California bankers are pushing for a state law that would indemnify banks against failure to report suspected financial abuse of the elderly.

The California Bankers Association is lobbying for the bill, which would protect banks that volunteer to train employees in spotting this type of abuse. It is slated to be introduced in the California Legislature within a month.

The trade group prefers the legislation to potential bills such as two introduced in California last year. Under those bills, tellers and other employees of banks and credit unions could have been jailed for failing to report suspected financial abuse of elderly customers to law enforcement officials or the state's Adult Protective Services agency.

Both of the 2004 bills were defeated, but prosecutors say they are lobbying legislators to write a bill that would at least fine tellers or their banks for failing to report.

A handful of states already have laws under which bank employees can be penalized for failing to report suspected financial abuse of the elderly.

Janet Lamkin, the president and chief executive of the California Bankers Association, said that "any bill that mandates employees to report is absolutely the wrong approach."

"Even with training, bank employees would not be experts in this kind of abuse, and they would be held liable if they miss something," Ms. Lamkin said. "Additionally, it would result in a lot of overreporting, creating too much of a burden … and possible privacy issues" for customers later found not to have been abused.

Regulatory compliance is a growing concern for bankers. A flurry of new laws to combat terrorism and corporate malfeasance put more responsibility on employees to report suspected money laundering or fraud to authorities. Some states require bank employees to turn in parents they suspect of failing to make child-support payments.

Ms. Lamkin said CBA members want to do their part in the fight against fraud and terrorist financing. But it can be a hassle to comply with some laws that in effect designate bank employees as police officers, she said.

But Paul R. Greenwood, a deputy district attorney for San Diego County and the head of its elder-abuse unit, said voluntary training programs are not enough.

"I think that some banks would just say, 'We'll get to it one day,' but this is a serious problem happening now," Mr. Greenwood said. "I'm not suggesting that we immediately jump to mandated reporting, but we should at least have mandatory training."

Mr. Greenwood said that if a consensus on this issue is not reached with banks and credit unions, he would consider lobbying for mandated reporting again. He and other attorneys have sought legislation on this issue for years, he said, because they have prosecuted numerous cases in which bank employees could have easily spotted or reported possible abuse but did not.

The California Health and Human Services Agency says 150,000 to 200,000 California seniors a year are victims of financial abuse, and the numbers are expected to increase substantially as the over-65 population grows. The Census Bureau estimates that by 2030 there will be 70 million elderly Americans, more than twice their number in 2000.

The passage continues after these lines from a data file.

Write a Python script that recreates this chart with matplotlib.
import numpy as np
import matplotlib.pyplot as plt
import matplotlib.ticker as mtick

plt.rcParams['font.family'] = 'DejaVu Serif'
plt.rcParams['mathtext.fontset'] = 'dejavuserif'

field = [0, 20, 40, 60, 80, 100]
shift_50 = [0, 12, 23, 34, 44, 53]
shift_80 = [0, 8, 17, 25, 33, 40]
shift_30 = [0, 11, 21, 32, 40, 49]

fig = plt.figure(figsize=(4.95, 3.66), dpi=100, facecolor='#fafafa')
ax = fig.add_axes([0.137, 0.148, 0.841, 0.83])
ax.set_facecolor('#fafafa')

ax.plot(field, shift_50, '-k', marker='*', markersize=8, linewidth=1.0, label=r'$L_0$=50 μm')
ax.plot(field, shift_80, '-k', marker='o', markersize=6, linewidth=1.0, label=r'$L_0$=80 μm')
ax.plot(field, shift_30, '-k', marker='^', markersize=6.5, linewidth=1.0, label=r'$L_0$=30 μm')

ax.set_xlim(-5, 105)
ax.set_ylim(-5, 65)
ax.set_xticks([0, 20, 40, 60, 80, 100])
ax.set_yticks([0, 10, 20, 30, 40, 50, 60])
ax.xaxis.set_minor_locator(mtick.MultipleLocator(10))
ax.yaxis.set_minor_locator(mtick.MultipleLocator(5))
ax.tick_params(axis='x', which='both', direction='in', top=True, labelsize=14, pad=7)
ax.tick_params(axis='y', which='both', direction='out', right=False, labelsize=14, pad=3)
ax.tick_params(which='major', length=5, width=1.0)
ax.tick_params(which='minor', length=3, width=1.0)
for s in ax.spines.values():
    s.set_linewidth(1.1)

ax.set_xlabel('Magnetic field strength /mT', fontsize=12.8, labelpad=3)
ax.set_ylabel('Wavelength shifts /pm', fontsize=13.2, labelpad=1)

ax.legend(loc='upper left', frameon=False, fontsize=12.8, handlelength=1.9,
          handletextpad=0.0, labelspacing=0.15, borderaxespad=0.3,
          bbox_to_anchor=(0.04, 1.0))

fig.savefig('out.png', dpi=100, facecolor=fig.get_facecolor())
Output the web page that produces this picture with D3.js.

Mr. Greenwood said some banks, particularly many larger ones (he would not name any), refuse to provide the training that he and others advocate. These banks say they fear getting sued if employees mistakenly report abuse, but Mr. Greenwood said customers or their relatives could just as easily sue banks for failing to report legitimate cases of abuse.

But he said many community banks are more willing to implement training programs, and he applauded California Bankers Association members that donated funds to the California Community Partnership for the Prevention of Financial Abuse.

The funds helped the San Francisco nonprofit produce educational materials, including a video for tellers. Now other banks are being encouraged to use the materials.